Perhaps it’s simply the money that makes the show pop? I’m the first to admit that my favourite genre is extremely rich people in extremely rich houses being somewhat dastardly. Rich women with a lot of feelings are crack to me, as they navigate being both liberated and held captive by their money. The things these women sacrifice! The biting of their tongues! The forest-y decals in their kitchens! Extreme wealth is always captivating, if only by way of having live-in staff and more Max Mara coats than you could wear in a lifetime.

Perhaps it’s all the power? Rupert Friend is compartmentally hot – all the pieces are there for heat – but the temperature runs in the minuses. There’s simply nothing less sexy than a Tory MP, especially one who’s so particular about which women he treats with respect, and which ones he disdains. His sense of his own familial legacy is frankly revolting; the idea that family cannot fail, even at the expense of truth, perversely prevails. It’s hard to look away from his Machiavellian power plays. And needless to say, Friend’s achingly Tory haircut – somehow too square and too soft, chiseled from a sad putty of inexhaustible entitlement – stamps out any last embers of desire. 

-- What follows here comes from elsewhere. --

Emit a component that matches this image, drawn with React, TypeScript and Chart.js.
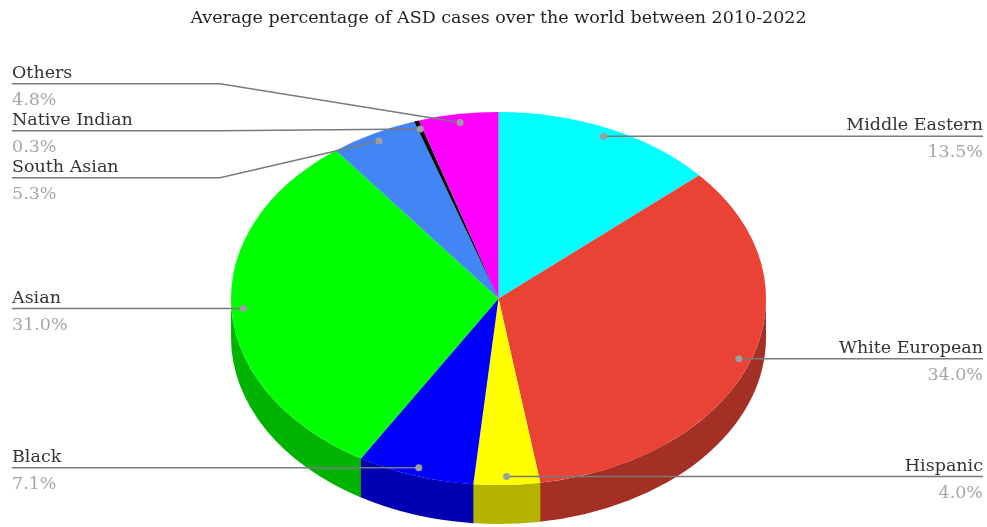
import React, { useEffect, useRef } from 'react';
import { Chart, registerables } from 'chart.js';

Chart.register(...registerables);

const chartTitle = 'Average percentage of ASD cases over the world between 2010-2022';
const categories = ['Middle Eastern', 'White European', 'Hispanic', 'Black', 'Asian', 'South Asian', 'Native Indian', 'Others'];
const shares = [13.5, 34.0, 4.0, 7.1, 31.0, 5.3, 0.3, 4.8];
const sliceColors = ['#00ffff', '#ea4335', '#ffff00', '#0000ff', '#00ff00', '#4285f4', '#000000', '#ff00ff'];

const TILT = 0.6972;
const DEPTH = 39;
const FONT = '"DejaVu Serif", Georgia, serif';

function darken(hex: string, f = 0.7): string {
  const n = parseInt(hex.slice(1), 16);
  const r = Math.round(((n >> 16) & 255) * f);
  const g = Math.round(((n >> 8) & 255) * f);
  const b = Math.round((n & 255) * f);
  return `rgb(${r},${g},${b})`;
}

function spread(items: any[], gap: number) {
  items.sort((a, b) => a.py - b.py);
  let groups = items.map((it) => ({ members: [it], center: it.py }));
  let changed = true;
  const pos = (g: any) => g.center - ((g.members.length - 1) * gap) / 2;
  while (changed) {
    changed = false;
    for (let i = 0; i < groups.length - 1; i++) {
      const a = groups[i];
      const b = groups[i + 1];
      const aEnd = pos(a) + (a.members.length - 1) * gap;
      if (pos(b) - aEnd < gap) {
        const members = a.members.concat(b.members);
        const center = members.reduce((s: number, m: any) => s + m.py, 0) / members.length;
        groups.splice(i, 2, { members, center });
        changed = true;
        break;
      }
    }
  }
  groups.forEach((g) => {
    const start = pos(g);
    g.members.forEach((m: any, k: number) => (m.ly = start + k * gap));
  });
}

const pie3d = {
  id: 'pie3d',
  beforeDatasetsDraw(chart: any) {
    const ctx = chart.ctx;
    const arcs = chart.getDatasetMeta(0).data;
    (chart as any).$pieSaved = false;
    if (!arcs.length) return;
    const { x: cx, y: cy, outerRadius: r } = arcs[0];
    const ry = r * TILT;
    arcs.forEach((a: any, i: number) => {
      const s = Math.max(a.startAngle, 0);
      const e = Math.min(a.endAngle + 0.004, Math.PI);
      if (e <= s) return;
      ctx.beginPath();
      ctx.ellipse(cx, cy, r, ry, 0, s, e);
      ctx.lineTo(cx + r * Math.cos(e), cy + DEPTH + ry * Math.sin(e));
      ctx.ellipse(cx, cy + DEPTH, r, ry, 0, e, s, true);
      ctx.closePath();
      ctx.fillStyle = darken(sliceColors[i]);
      ctx.fill();
    });
    ctx.save();
    ctx.translate(cx, cy);
    ctx.scale(1, TILT);
    ctx.translate(-cx, -cy);
    (chart as any).$pieSaved = true;
  },
  afterDatasetsDraw(chart: any) {
    const ctx = chart.ctx;
    if ((chart as any).$pieSaved) ctx.restore();
    const arcs = chart.getDatasetMeta(0).data;
    if (!arcs.length) return;
    const { x: cx, y: cy, outerRadius: r } = arcs[0];
    const ry = r * TILT;
    const left: any[] = [];
    const right: any[] = [];
    arcs.forEach((a: any, i: number) => {
      const mid = (a.startAngle + a.endAngle) / 2;
      const it = {
        i,
        px: cx + 0.955 * r * Math.cos(mid),
        py: cy + 0.955 * ry * Math.sin(mid),
        ly: 0,
      };
      (Math.cos(mid) >= 0 ? right : left).push(it);
    });
    spread(left, 47);
    spread(right, 47);
    const W = chart.width;
    const draw = (it: any, isRight: boolean) => {
      const edgeX = isRight ? W - 4 : 12;
      const bendX = isRight ? cx + r + 10 : cx - r - 11;
      ctx.save();
      ctx.strokeStyle = '#7a7a7a';
      ctx.lineWidth = 1.5;
      ctx.beginPath();
      ctx.moveTo(edgeX, it.ly);
      ctx.lineTo(bendX, it.ly);
      ctx.lineTo(it.px, it.py);
      ctx.stroke();
      ctx.fillStyle = '#9e9e9e';
      ctx.beginPath();
      ctx.arc(it.px, it.py, 3.5, 0, Math.PI * 2);
      ctx.fill();
      ctx.font = `17.5px ${FONT}`;
      ctx.textAlign = isRight ? 'right' : 'left';
      ctx.textBaseline = 'alphabetic';
      ctx.fillStyle = '#333333';
      ctx.fillText(categories[it.i], edgeX, it.ly - 6);
      ctx.fillStyle = '#a6a6a6';
      ctx.fillText(shares[it.i].toFixed(1) + '%', edgeX, it.ly + 21);
      ctx.restore();
    };
    left.forEach((it) => draw(it, false));
    right.forEach((it) => draw(it, true));
  },
};

export default function App() {
  const ref = useRef<HTMLCanvasElement>(null);
  useEffect(() => {
    document.body.style.margin = '0';
    const chart = new Chart(ref.current!, {
      type: 'pie',
      data: {
        labels: categories,
        datasets: [
          {
            data: shares,
            backgroundColor: sliceColors,
            borderWidth: 0,
            radius: 267.5,
            clip: false,
          } as any,
        ],
      },
      options: {
        responsive: false,
        animation: false,
        events: [],
        layout: { padding: { left: 10 } },
        plugins: {
          legend: { display: false },
          tooltip: { enabled: false },
          title: {
            display: true,
            text: chartTitle,
            color: '#222222',
            font: { family: FONT, size: 17.5, weight: 'normal' },
            padding: { top: 8, bottom: 41 },
          },
        },
      } as any,
      plugins: [pie3d as any],
    });
    return () => chart.destroy();
  }, []);
  return <canvas ref={ref} width={987} height={527} style={{ display: 'block' }} />;
}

Or perhaps it’s the show’s overt Britishness I can’t get enough of? The stately House of Commons canteen. The stiff upper lip-ness. Anatomy is both a frothy and forensic look at dishonour, silly in is rather out-there anti-reality TV effects – Sienna falls through the courtroom like Alice down the rabbit hole; Friend is involved in a rather nasty hit-and-run with an invisible clown car. There’s certainly something slightly excruciating about the rape of a parliamentary intern juxtaposed with camera theatrics. But the show tackles the hard stuff, too; it’s an autopsy of the lives scandal touches as it ripples from the event. (It also takes us back to scandals of yore, and delivers the most farfetched plot twist in modern TV.)

But there’s something distinctly British about the idea of scandal, which I find both endlessly fascinating and unbearably familiar. Something about being a Brit sets one quite deeply in one’s ways and customs. We’re regimentally refined and wholly ridiculous. We’re as exhausting as we are eccentric. We’re nuts and we all sort of agree to bask in it rather than call it out. We’re not like a regular island, we’re a plague island, liberally sewn with toffs and traditions, and any deviation from prescribed British living is the essence of scandal. British dishonour itself is a very specific unraveling of the complex customs of being British; a judgement of the “wrong” actions alongside the nationwide appetite to hear every juicy detail. I guess we feel better about our own messy Britishness when other people fail to nail it? American scandal hits different, I can’t explain why. 

Protecting the family name is a luxurious burden of being British – every season of The Crown reinforces this – and that, I think, is why we can’t turn away from Anatomy of a Scandal. It’s simply too delicious when Brits go gonzo.